The Gross-up Payment or portion thereof provided for above shall be paid not later than the sixtieth (60th) day following a change in ownership or effective control covered by Section 280G(b)(2) of the Code that subjects the Executive to the Excise Tax; provided, however, that if the amount of such Gross-up Payment or portion thereof cannot be finally determined on or before such day, the Company shall pay to the Executive on such day an estimate, as determined in good faith by the Accountant, of the minimum amount of such payments and shall pay the remainder of such payments, subject to further payments pursuant to Section (l)(d), as soon as the amount thereof can reasonably be determined, but in no event later than the ninetieth (90th) day after the occurrence of the event subjecting the Executive to the Excise Tax. In the event that the amount of the estimated payments exceeds the amount subsequently determined to have been due, subject to Section (1)(1), such excess shall constitute a loan by the Company to the Executive, payable on the fifth (5th) day after demand by the Company (together with interest at the rate provided in Section 1274(b)(2)(B) of the Code).

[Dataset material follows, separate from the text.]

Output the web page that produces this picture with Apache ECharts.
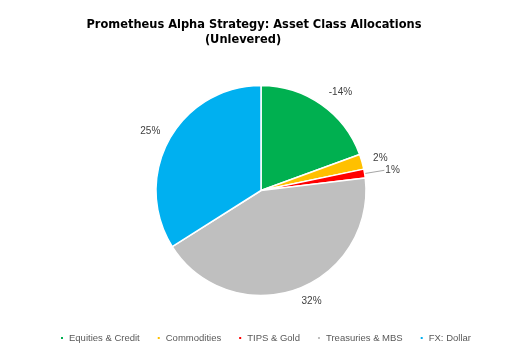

  (i) In the event of any controversy with the Internal Revenue Service (or other taxing authority) with regard to the Excise Tax, the Executive shall permit the Company to control issues related to the Excise Tax (at its expense), but the Executive shall control any other issues unrelated to the Excise Tax. In the event that the issues are interrelated, the Executive and the Company shall in good faith cooperate. In the event of any conference with any taxing authority as to the Excise Tax or associated income taxes, the Executive shall permit the representative of the Company to accompany the Executive, and the Executive and his representative shall cooperate with the Company and its representative.

 

  (j) The Company shall be responsible for all charges of the Accountant.

 

  (k) The Company and the Executive shall promptly deliver to each other copies of any written communications, and summaries of any verbal communications, with any taxing authority regarding the Excise Tax covered by this provision.

Nothing in this Section (1) is intended to violate the Sarbanes-Oxley Act and to the extent that any advance or repayment obligation hereunder would do so, such obligation shall be modified so as to make the advance a nonrefundable payment to the Executive and the repayment obligation null and void.